Read comments please :)

# SET GLOBAL KNITR OPTIONS

knitr::opts_chunk$set(echo = TRUE, 
                      message = FALSE, 
                      warning = FALSE, 
                      fig.width = 10, 
                      fig.height = 8)


# LOAD PACKAGES

library(pander)
library(kableExtra)

# It's a lot of packages, but they all can be useful for ggplot applications.
# Even if I don't use some of them below, hopefully they'll still be of use in some way.
# All packages below were introduced to me (mostly) by my Data Viz class. 
# See the works-cited section for the class website link, among others.



# GGPLOT RELATED PACKAGES (Some useful ones)

library(tidyverse)  # For ggplot, dplyr, and others
library(tidyquant)  # For accessing financial related data. Like FRED, S&P 500, Stock Prices from Yahoo, etc.
library(scales)     # To make your axis labels better. Functions like 'dollar' or 'comma'
library(timetk)     # Time series help (I haven't used it much tbh, but it has neat functions like forecast)
library(ggtext)     # For fancy text stuff
library(ggrepel)    # prevent text/labels from overlapping
library(sf)         # For creating maps. (very easy)
library(png)        # read png files into R
library(grid)       # for making the png files into a plottable object in ggplot
library(WDI)         # download data directly from world bank. Very useful
library(ggthemes)   # one of the many theme packages available. See Further resources section
library(patchwork)  # combine ggplots!!!! Incredibly useful!!!
library(viridis)    # continous color scale options


# possible "toy data sets" to play with

# When you load the above libraries like tidyverse, a bunch of data sets in R will become available.
# To see all of them, do: data() in your console
# then if you'd like to call any one of them, do: data("name of data you want")

# here are some more 

library(gapminder)  # Useful data for demonstrations.
library(ISLR)       # some data for teaching stats. 
library(wooldridge) # "introductory econometrics a modern approach 6th ed" textbook data

# library(datasets) # available by default I think, if not already present in your R, install once.



Introduction

This code-through explores the ggplot2 package, which is used to create data visualizations in R. This tutorial has three goals within it:

  • Explain what ggplot2 is and how it works
  • Demonstrate some common ggplot2 functions and visuals
  • Provide a few advanced ggplot examples to spark some curiosity.

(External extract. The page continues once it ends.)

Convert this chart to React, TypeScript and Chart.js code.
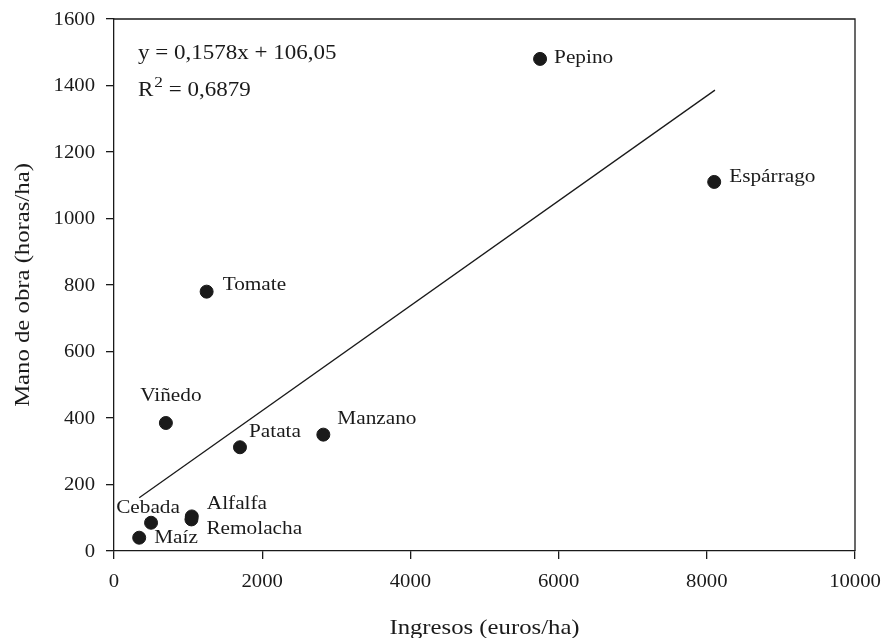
import React, { useEffect, useRef } from "react";
import { Chart, registerables } from "chart.js";

Chart.register(...registerables);

const crops = ["Pepino", "Espárrago", "Tomate", "Viñedo", "Patata", "Manzano", "Cebada", "Maíz", "Alfalfa", "Remolacha"];
const ingresos = [5750, 8100, 1250, 700, 1700, 2825, 500, 340, 1050, 1045];
const manoObra = [1480, 1110, 780, 385, 312, 350, 85, 40, 104, 95];
const trendX = [340, 8110];
const trendY = [160, 1386];
const xTicks = [0, 2000, 4000, 6000, 8000, 10000];
const yTicks = [0, 200, 400, 600, 800, 1000, 1200, 1400, 1600];
const equationText = "y = 0,1578x + 106,05";
const r2Text = " = 0,6879";
const xTitle = "Ingresos (euros/ha)";
const yTitle = "Mano de obra (horas/ha)";

// label offsets (pixels) relative to each point: [dx, dy, align]
const labelOffsets: [number, number, CanvasTextAlign][] = [
  [14, -1, "left"],
  [15, -5, "left"],
  [16, -7, "left"],
  [5, -27, "center"],
  [9, -15, "left"],
  [14, -15, "left"],
  [-3, -15, "center"],
  [15, 0, "left"],
  [15, -12, "left"],
  [15, 10, "left"],
];

const FONT = "'Liberation Serif', 'DejaVu Serif', serif";
const INK = "#1a1a1a";
const SX = 1.15;

function stretchText(
  ctx: CanvasRenderingContext2D,
  text: string,
  x: number,
  y: number,
  size: number,
  align: CanvasTextAlign,
  baseline: CanvasTextBaseline,
  rotate = 0
) {
  ctx.save();
  ctx.translate(x, y);
  if (rotate) ctx.rotate(rotate);
  ctx.scale(SX, 1);
  ctx.font = `${size}px ${FONT}`;
  ctx.textAlign = align;
  ctx.textBaseline = baseline;
  ctx.fillText(text, 0, 0);
  ctx.restore();
}

function textW(ctx: CanvasRenderingContext2D, text: string, size: number) {
  ctx.save();
  ctx.font = `${size}px ${FONT}`;
  const w = ctx.measureText(text).width * SX;
  ctx.restore();
  return w;
}

const annotPlugin = {
  id: "annot",
  afterDatasetsDraw(chart: any) {
    const { ctx, chartArea, scales } = chart;
    const xs = scales.x;
    const ys = scales.y;
    ctx.save();
    ctx.strokeStyle = INK;
    ctx.lineWidth = 1.3;
    ctx.beginPath();
    ctx.moveTo(chartArea.left, chartArea.top);
    ctx.lineTo(chartArea.right, chartArea.top);
    ctx.lineTo(chartArea.right, chartArea.bottom);
    ctx.stroke();
    ctx.fillStyle = INK;

    // tick labels
    yTicks.forEach((v) => {
      stretchText(ctx, String(v), chartArea.left - 19, ys.getPixelForValue(v) + 1, 18, "right", "middle");
    });
    xTicks.forEach((v) => {
      stretchText(ctx, String(v), xs.getPixelForValue(v), chartArea.bottom + 31, 18, "center", "middle");
    });

    // axis titles
    stretchText(ctx, xTitle, (chartArea.left + chartArea.right) / 2, chartArea.bottom + 83, 21.5, "center", "alphabetic");
    stretchText(ctx, yTitle, 29, (chartArea.top + chartArea.bottom) / 2, 21.5, "center", "alphabetic", -Math.PI / 2);

    // point labels
    crops.forEach((c, i) => {
      const px = xs.getPixelForValue(ingresos[i]);
      const py = ys.getPixelForValue(manoObra[i]);
      const [dx, dy, al] = labelOffsets[i];
      stretchText(ctx, c, px + dx, py + dy, 18.5, al, "middle");
    });

    // equation
    const ex = chartArea.left + 24;
    stretchText(ctx, equationText, ex, chartArea.top + 40, 20, "left", "alphabetic");
    const ry = chartArea.top + 77;
    stretchText(ctx, "R", ex, ry, 20, "left", "alphabetic");
    const rw = textW(ctx, "R", 20);
    stretchText(ctx, "2", ex + rw + 1, ry - 9, 15, "left", "alphabetic");
    const w2 = textW(ctx, "2", 15);
    stretchText(ctx, r2Text, ex + rw + w2 + 1, ry, 20, "left", "alphabetic");
    ctx.restore();
  },
};

export default function App() {
  const ref = useRef<HTMLCanvasElement | null>(null);
  useEffect(() => {
    if (!ref.current) return;
    const chart = new Chart(ref.current, {
      type: "scatter",
      data: {
        datasets: [
          {
            label: "Cultivos",
            data: ingresos.map((x, i) => ({ x, y: manoObra[i] })),
            backgroundColor: INK,
            borderColor: INK,
            pointRadius: 6.5,
            pointHoverRadius: 6.5,
            order: 1,
          },
          {
            type: "line",
            label: "Tendencia",
            data: trendX.map((x, i) => ({ x, y: trendY[i] })),
            borderColor: INK,
            borderWidth: 1.3,
            pointRadius: 0,
            fill: false,
            order: 2,
          } as any,
        ],
      },
      options: {
        responsive: false,
        animation: false,
        layout: { padding: { top: 19, right: 28, left: 0, bottom: 0 } },
        plugins: { legend: { display: false }, tooltip: { enabled: false } },
        scales: {
          x: {
            type: "linear",
            min: 0,
            max: 10000,
            afterBuildTicks: (s: any) => {
              s.ticks = xTicks.map((v) => ({ value: v }));
            },
            afterFit: (s: any) => {
              s.height = 87;
            },
            grid: { drawOnChartArea: false, drawTicks: true, tickLength: 8, color: INK, lineWidth: 1.3 },
            border: { display: true, color: INK, width: 1.3 },
            ticks: { display: false },
            title: { display: false },
          },
          y: {
            type: "linear",
            min: 0,
            max: 1600,
            afterBuildTicks: (s: any) => {
              s.ticks = yTicks.map((v) => ({ value: v }));
            },
            afterFit: (s: any) => {
              s.width = 114;
            },
            grid: { drawOnChartArea: false, drawTicks: true, tickLength: 8, color: INK, lineWidth: 1.3 },
            border: { display: true, color: INK, width: 1.3 },
            ticks: { display: false },
            title: { display: false },
          },
        },
      },
      plugins: [annotPlugin],
    });
    return () => chart.destroy();
  }, []);
  return (
    <div style={{ position: "fixed", left: 0, top: 0, width: 883, height: 638, background: "#fff" }}>
      <canvas ref={ref} width={883} height={638} style={{ display: "block" }} />
    </div>
  );
}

It would be impractical (if not impossible) to show everything possible with ggplot in this condensed format. Instead, I will try to showcase a few cool features that I’ve learned over the last two months that I think might interest everyone. I will also include as many references and links as possible for further exploration into ggplot and the many things that can be done (of which I’m aware). I tried to annotate the code as much as possible to explain what I am doing. I’m won’t (and can’t) show every possible argument for each function because the internet will do a better job than I ever would.


Content Overview

Specifically, we’ll explain and demonstrate:

  • tidy data; Why it is important and relevant to making our plots
  • logic of ggplot structure
  • Different sorts of geometry functions like point, line, box-plot, and maps.
  • Customizing your visuals using themes
  • Make annotations on your graph such as text and images
  • combining plots together
  • using WDI package to pull data from world bank
  • Pull stock prices from yahoo finance for time series chart


Why You Should Care

Besides being super cool and powerful, learning the ggplot package will allow you to create amazing data visualizations to enhance your data storytelling, as Ben Wellington would put it. Visualizations are an extremely efficient method (if done correctly) to get your message across and summarize big chunks of data in a single (or multiple) picture. Also, ggplot looks good on a resume.


Learning Objectives

Specifically, you’ll learn how to

  • Make annotations on a plot such text, arrows, label, insert an png image
  • Change aesthetics of the graph like color or fill, themes, etc.
  • Download data from the World bank through the WDI package and create maps with it
  • Some common geom_functions with ggplot (so many available)



Before we begin…


“Tidy” Data

Let’s talk about the concept of “tidy data” to get it out the way and why it’s relevant to ggplot. As per the Rstudio Cloud Primers here

Tidy Data is defined as:

  • Each variable is in its own column
  • Each observation is in its own row
  • Each value is in its own cell

For example: This is an example of untidy data. Years should be it’s own variable. By the way, these tables are available when you load tidyverse

# untidy data example
pander(table4a)
country 1999 2000
Afghanistan 745 2666
Brazil 37737 80488
China 212258 213766

Here is an example of tidy data; it follows all three conventions.

pander(table1)
country year cases population
Afghanistan 1999 745 19987071
Afghanistan 2000 2666 20595360
Brazil 1999 37737 1.72e+08
Brazil 2000 80488 174504898
China 1999 212258 1.273e+09
China 2000 213766 1.28e+09

Logic of ggplot

ggplot follows something called the grammar of graphics, which is based a book written by Leland Wilkinson. Other software like tableau also use this format. Link in Works-cited for Kieran Healy textbook, where he explains this more thoroughly.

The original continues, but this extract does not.